Teaching
One day Chao-chou fell down in the snow,
and called out,
''Help me up! Help me up!''
A monk came and lay down beside him.
Chao-chou got up and went away.
- Zen koan
The meeting of two personalities is like the contact of two chemical substances: if there is a reaction, both are transformed.
- Carl Jung
Teaching revolves around two dependent poles: generosity and selfishness.
Generosity
One of my conducting teachers loved to say, Show yourselves to be generous souls! Generosity is the key to great artistry! And how right he was.
The first and obvious reason to teach is to give back what you’ve been given. You've been blessed with teachers and mentors who gave beyond the call of duty to your development, both personal and pianistic. In these increasingly bleak days of classical music culture, those who have received training are needed to maintain a living tradition. It’s not inevitable that the living music tradition could become extinct and need a Renaissance several centuries from now.
Every student is unique and needs a personal approach. Teaching piano is rarely about teaching concert pianists or even professional musicians. The path of the musician from a practical standpoint is often so difficult and demanding that many choose to follow other professions. But many who leave serious musical ambitions for a time come back to music later in their lives for pleasure. And many who have connected with music as children encourage their own children to study music.
My goal in teaching is twofold: 1) instill a life-long love and enjoyment of music – all music. And 2) teach the student how to become a more mature human being through the study of music.
I’m always fascinated by the relationship between real life and the study of piano. If you learn to overcome a problem at the piano, you will likely have overcome the same problem in your life, and vice-versa. They’re ultimately inseparable.
If I’m privileged enough to come across a student who might ultimately make music his career, the obligation is generally greater. You need to create frequent opportunities for him to perform and test his abilities. Goals need to be nearby, tangible and attainable. But most of all, the joy and passion for the study of music must remain. Otherwise all is lost. Many teachers in their ambitions forget what really counts.
I sometimes wonder which of my students will be left with the most lasting impact and which will have impacted me the most. I was the most talented and ultimately successful piano student of my first and most influential teacher, Patricia Reeve, at least from a professional musical standpoint. She nurtured me from the time I first began lessons at the age of seven until I gave my first solo recital and debuted as soloist with orchestra at the age of twelve. Then she had the grace to pass me on to a concert pianist who would be able to continue guiding me through me teenage years. I doubt though that she feels she affected my life as profoundly as many of her other students, many of whom never became professional musicians or even possessed enormous musical talent. She used music to teach people how to grow and express themselves, to better themselves. Shouldn’t that be the ultimate goal?
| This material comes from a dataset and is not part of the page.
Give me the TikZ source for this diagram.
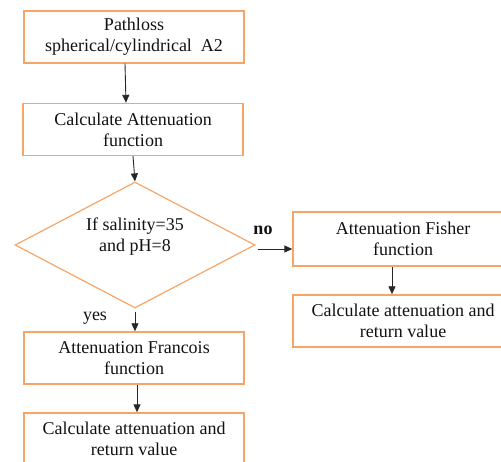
\documentclass[tikz,border=0pt]{standalone}
\usepackage{fontspec}
\setmainfont{Liberation Serif}
\newfontfamily\tnr{Liberation Serif}
\usetikzlibrary{shapes.geometric,arrows.meta}
\definecolor{boxorange}{HTML}{F7A467}
\definecolor{txt}{HTML}{111111}
\tikzset{
  flowbox/.style={draw=boxorange, line width=1.4pt, minimum width=220pt, minimum height=52pt,
    inner sep=0pt, align=center, text=txt, font=\tnr\fontsize{18}{21}\selectfont},
  decision/.style={diamond, draw=boxorange, line width=1.2pt, minimum width=240pt, minimum height=126pt,
    inner sep=0pt, aspect=1.9},
  lbl/.style={align=center, text=txt, font=\tnr\fontsize{18}{21}\selectfont},
  arr/.style={draw=black!85, line width=0.9pt, -{Triangle[length=8pt,width=7pt]}}
}
\begin{document}
\begin{tikzpicture}[x=1pt,y=1pt]
\useasboundingbox (0,0) rectangle (501,461);
\clip (0,0) rectangle (501,461);
\node[flowbox] (b1) at (134,424) {Pathloss\\spherical/cylindrical\ \ A2};
\node[flowbox] (b2) at (133,331.5) {Calculate\ Attenuation\\function};
\node[decision] (d) at (135,216) {};
\node[lbl] (dt) at (135,224) {If salinity=35\\and pH=8};
\node[flowbox, minimum height=54pt] (f1) at (403,222) {Attenuation Fisher\\function};
\node[flowbox] (f2) at (403,140) {Calculate\ attenuation\ and\\return value};
\node[flowbox] (r1) at (134,103) {Attenuation Francois\\function};
\node[flowbox] (r2) at (134,22) {Calculate\ attenuation\ and\\return value};
\node[lbl, font=\tnr\fontsize{18}{21}\selectfont\bfseries] (no) at (263,231) {no};
\node[lbl] (yes) at (95,143) {yes};
\coordinate (dout) at ([xshift=2pt,yshift=-4pt]d.east);
\draw[arr] ([xshift=-9pt]b1.south) -- ([xshift=-7pt]b2.north);
\draw[arr] (b2.south) -- (d.north);
\draw[arr] (dout) -- (f1.west |- dout);
\draw[arr] ([xshift=-11pt]f1.south) -- ([xshift=-11pt]f2.north);
\draw[arr] ([yshift=-3pt]d.south) -- (r1.north -| d.south);
\draw[arr] ([xshift=3pt]r1.south) -- ([xshift=3pt]r2.north);
\end{tikzpicture}
\end{document}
Seeing my talent immediately, she made me see the beauty of pursuing a career as a concert pianist. She opened up a path to me and encouraged me tirelessly along the way. With each student the path was different, and she encouraged each along his.
How do you know which student is talented? Although you can usually see some kind of spark, you can never really know until you start seeing fruit, and even then, you don’t know how long the joy and drive will continue. Life is too complicated to predict a young person’s future.
But you have to always hope. Hope not that the student will develop into a great artist, but hope that they have more potential than you imagine they might. Hope that they will grow and become greater than you expect them to. Give students the benefit of the doubt. Sometimes being generous with your encouragement may produce results that surprise you!
On the other hand, how easy it is to kill talent! Treat a kid with real talent as if he’s untalented, and soon enough he’ll prove you right.
Teaching is an enormous responsibility and a great joy.
Selfishness
They say, give and you shall receive. In order to possess knowledge, you have to confess it. You have to translate it into actions and words, and share it with people. Few lessons go by where I don’t consciously realize that I’ve just learned something myself. Teaching is a necessary part of growing as an artist. The two greatest and complementary ways of claiming knowledge are performing and teaching. One without the other suffers.